#1. Run a regression on a dataset of my choosing

I am going to use the pirates dataset, which I am recycling from my week 3 post. This dataseset lists characteristics of various pirates, such as sex, age, height, number of tattoos, favorite pirate besides themselves, and so on.

# Install the yarrr package
#install.packages('yarrr')

# Load the package
library(yarrr)
## Loading required package: jpeg
## Loading required package: BayesFactor
## Loading required package: coda
## Loading required package: Matrix
## ************
## Welcome to BayesFactor 0.9.12-4.7. If you have questions, please contact Richard Morey (richarddmorey@gmail.com).
## 
## Type BFManual() to open the manual.
## ************
## Loading required package: circlize
## ========================================
## circlize version 0.4.16
## CRAN page: https://cran.r-project.org/package=circlize
## Github page: https://github.com/jokergoo/circlize
## Documentation: https://jokergoo.github.io/circlize_book/book/
## 
## If you use it in published research, please cite:
## Gu, Z. circlize implements and enhances circular visualization
##   in R. Bioinformatics 2014.
## 
## This message can be suppressed by:
##   suppressPackageStartupMessages(library(circlize))
## ========================================
## yarrr v0.1.5. Citation info at citation('yarrr').

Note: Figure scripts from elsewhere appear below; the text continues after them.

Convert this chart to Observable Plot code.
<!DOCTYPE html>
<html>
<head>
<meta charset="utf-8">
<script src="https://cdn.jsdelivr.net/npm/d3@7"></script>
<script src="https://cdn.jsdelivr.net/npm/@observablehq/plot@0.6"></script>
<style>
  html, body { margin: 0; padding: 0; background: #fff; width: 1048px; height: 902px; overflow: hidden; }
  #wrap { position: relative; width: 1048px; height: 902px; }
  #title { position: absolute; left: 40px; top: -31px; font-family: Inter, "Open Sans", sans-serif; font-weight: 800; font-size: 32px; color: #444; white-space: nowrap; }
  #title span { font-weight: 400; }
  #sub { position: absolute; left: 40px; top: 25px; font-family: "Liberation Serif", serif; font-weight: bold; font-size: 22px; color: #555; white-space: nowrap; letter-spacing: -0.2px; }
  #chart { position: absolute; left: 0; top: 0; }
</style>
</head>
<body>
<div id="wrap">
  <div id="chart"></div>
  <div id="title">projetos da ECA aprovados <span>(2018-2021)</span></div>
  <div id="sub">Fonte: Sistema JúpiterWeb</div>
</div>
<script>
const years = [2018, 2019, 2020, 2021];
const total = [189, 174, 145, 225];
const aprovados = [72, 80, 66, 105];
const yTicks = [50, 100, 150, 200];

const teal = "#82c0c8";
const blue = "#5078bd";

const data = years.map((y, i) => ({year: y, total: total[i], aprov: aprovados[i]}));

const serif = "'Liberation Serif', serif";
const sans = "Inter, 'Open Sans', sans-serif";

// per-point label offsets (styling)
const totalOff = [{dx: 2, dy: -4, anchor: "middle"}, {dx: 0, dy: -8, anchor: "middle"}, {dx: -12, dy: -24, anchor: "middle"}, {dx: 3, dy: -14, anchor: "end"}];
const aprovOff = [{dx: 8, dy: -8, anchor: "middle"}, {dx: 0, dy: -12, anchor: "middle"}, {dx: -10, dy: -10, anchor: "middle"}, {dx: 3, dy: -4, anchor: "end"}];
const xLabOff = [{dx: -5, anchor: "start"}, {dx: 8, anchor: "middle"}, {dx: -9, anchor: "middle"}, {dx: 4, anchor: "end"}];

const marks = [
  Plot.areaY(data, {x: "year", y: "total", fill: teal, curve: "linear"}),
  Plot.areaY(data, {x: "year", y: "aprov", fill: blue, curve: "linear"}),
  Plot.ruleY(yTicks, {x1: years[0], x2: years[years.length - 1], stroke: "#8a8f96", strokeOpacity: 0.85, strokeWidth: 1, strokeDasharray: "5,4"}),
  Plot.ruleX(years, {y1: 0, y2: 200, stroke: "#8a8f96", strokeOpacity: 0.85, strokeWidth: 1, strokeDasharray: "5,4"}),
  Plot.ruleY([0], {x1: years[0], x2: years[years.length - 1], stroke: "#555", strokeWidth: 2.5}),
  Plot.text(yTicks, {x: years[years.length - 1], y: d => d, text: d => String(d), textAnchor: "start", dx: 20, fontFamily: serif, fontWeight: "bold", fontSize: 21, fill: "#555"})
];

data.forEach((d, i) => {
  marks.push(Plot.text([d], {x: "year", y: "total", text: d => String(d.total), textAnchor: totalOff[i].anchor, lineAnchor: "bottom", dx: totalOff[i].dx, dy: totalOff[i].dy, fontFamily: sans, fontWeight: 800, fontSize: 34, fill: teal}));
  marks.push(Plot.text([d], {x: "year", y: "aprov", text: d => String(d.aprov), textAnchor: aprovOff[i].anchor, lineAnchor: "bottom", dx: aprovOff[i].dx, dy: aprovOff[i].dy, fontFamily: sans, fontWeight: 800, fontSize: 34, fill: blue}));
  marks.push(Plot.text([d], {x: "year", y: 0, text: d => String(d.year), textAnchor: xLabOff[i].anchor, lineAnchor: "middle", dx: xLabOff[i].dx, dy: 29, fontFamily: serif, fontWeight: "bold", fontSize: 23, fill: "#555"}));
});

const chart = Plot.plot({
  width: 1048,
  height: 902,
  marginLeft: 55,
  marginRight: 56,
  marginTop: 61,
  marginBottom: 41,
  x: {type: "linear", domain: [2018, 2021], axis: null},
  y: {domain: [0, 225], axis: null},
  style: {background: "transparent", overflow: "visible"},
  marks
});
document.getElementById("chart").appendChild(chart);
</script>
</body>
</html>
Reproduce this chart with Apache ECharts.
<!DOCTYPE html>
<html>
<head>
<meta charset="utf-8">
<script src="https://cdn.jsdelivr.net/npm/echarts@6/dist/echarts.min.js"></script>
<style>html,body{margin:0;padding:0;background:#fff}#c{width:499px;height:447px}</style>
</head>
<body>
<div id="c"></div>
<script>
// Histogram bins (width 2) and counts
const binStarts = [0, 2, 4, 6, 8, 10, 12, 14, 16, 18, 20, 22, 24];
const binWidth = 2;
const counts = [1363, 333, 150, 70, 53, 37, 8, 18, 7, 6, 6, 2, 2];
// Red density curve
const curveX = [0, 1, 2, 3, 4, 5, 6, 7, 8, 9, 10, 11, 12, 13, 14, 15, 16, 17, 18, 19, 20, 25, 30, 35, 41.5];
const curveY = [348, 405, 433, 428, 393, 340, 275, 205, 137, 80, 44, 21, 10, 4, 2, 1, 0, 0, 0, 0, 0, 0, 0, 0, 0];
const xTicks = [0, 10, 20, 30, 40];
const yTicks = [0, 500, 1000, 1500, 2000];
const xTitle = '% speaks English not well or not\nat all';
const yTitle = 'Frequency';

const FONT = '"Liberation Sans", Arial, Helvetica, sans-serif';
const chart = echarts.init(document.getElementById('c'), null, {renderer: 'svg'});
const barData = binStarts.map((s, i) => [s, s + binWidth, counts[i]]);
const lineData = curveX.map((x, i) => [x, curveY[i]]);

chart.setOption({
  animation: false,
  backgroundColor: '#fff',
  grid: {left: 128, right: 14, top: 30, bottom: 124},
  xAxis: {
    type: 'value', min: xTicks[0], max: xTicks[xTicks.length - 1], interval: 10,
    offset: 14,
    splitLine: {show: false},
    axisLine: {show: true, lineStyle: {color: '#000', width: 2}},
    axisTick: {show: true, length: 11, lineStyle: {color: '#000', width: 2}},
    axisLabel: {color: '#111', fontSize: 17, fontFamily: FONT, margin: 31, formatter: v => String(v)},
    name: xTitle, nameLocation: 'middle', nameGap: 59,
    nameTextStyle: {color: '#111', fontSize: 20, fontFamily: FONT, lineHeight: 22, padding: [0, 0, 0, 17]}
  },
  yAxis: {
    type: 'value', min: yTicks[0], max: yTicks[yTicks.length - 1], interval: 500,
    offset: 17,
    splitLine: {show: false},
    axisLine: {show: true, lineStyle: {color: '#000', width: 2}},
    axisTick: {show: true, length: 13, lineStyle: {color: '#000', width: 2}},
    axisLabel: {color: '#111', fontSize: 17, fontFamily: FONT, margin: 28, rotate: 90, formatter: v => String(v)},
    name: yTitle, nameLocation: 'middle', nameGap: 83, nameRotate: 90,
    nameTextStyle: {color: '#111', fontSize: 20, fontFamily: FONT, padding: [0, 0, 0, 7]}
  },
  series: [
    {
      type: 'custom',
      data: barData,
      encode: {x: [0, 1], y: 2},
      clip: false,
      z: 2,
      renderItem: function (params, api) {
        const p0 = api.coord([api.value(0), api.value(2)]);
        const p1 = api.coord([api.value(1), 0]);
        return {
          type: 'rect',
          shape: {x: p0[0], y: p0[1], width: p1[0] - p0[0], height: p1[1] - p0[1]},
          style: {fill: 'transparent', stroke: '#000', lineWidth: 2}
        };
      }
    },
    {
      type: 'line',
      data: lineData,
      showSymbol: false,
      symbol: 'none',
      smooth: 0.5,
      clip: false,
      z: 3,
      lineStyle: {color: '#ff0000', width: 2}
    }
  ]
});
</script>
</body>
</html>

Package guide at yarrr.guide()
## Email me at Nathaniel.D.Phillips.is@gmail.com
pirates <- data.frame(pirates)

A. The two variables of interest I will choose are sword.time, which measures hows many seconds it takes for the pirate to draw their sword, and grogg, the count of gogg drinks the pirate imbibes on average per day. I will argue that grogg is the independent variable, and sword.time is the dependent variable. In other words, the number of drinks the pirates has affects their sword drawing time, but not vice versa (I’ll ignore the potential for endogeneity here for the sake of a fun argument). My equation will look like:

\[ sword.time_i \sim \alpha + grogg_i\beta_1 + \epsilon \] \[ \epsilon \sim N(0,\sigma^2) \] B. Use lm function

# fit linear model 
linear_model <- lm(sword.time ~ grogg, data=pirates) 
  
# view summary of linear model 
summary(linear_model)
## 
## Call:
## lm(formula = sword.time ~ grogg, data = pirates)
## 
## Residuals:
##     Min      1Q  Median      3Q     Max 
##  -2.731  -2.326  -1.972  -1.231 167.167 
## 
## Coefficients:
##             Estimate Std. Error t value Pr(>|t|)   
## (Intercept)  2.82435    1.02082   2.767  0.00577 **
## grogg       -0.02777    0.09632  -0.288  0.77320   
## ---
## Signif. codes:  0 '***' 0.001 '**' 0.01 '*' 0.05 '.' 0.1 ' ' 1
## 
## Residual standard error: 9.334 on 998 degrees of freedom
## Multiple R-squared:  8.326e-05,  Adjusted R-squared:  -0.0009187 
## F-statistic: 0.0831 on 1 and 998 DF,  p-value: 0.7732

C. Even though my results don’t look statistically significant, here is what they say: the intercept is 2.8, and the slope is about -0.03. The intercept tells me that without any drinks, a pirate has a sword draw time of 2.8 seconds (not bad!). The slope being negative aligns with my assumption that for every drink of grogg, the pirate’s sword draw time decreases by 0.03 seconds.

D. Replicating the slope and intercept

# the slope of a variable is given by cov(xy)/var(x)
slope <- cov(pirates$sword.time, pirates$grogg)/var(BOD$demand)

print(slope)
## [1] -0.01217177
# the intercept is given by mean(y) - (slope * mean(x))
intercept <- mean(pirates$sword.time) - (slope * mean(pirates$grogg))

print(intercept)
## [1] 2.666133

#2. Gauss-Markov Assumptions

BLUE stands for the best linear unbiased regression, which occurs when the four conditions of the Gauss-Markov assumptions have been met. The four assumptions are: 1. The dependent and independent variables are linear, and can be plotted as a straight line on a graph, 2. The expected values of the error term must be zero, 3. Homoskedasticity must be achieved; the variance across errors must be constant, and 4. The error terms across observations must not be correlated.

If these conditions are not met, any estimates from a regression output should not be trusted because they are either biased, inconsistent, and inefficient.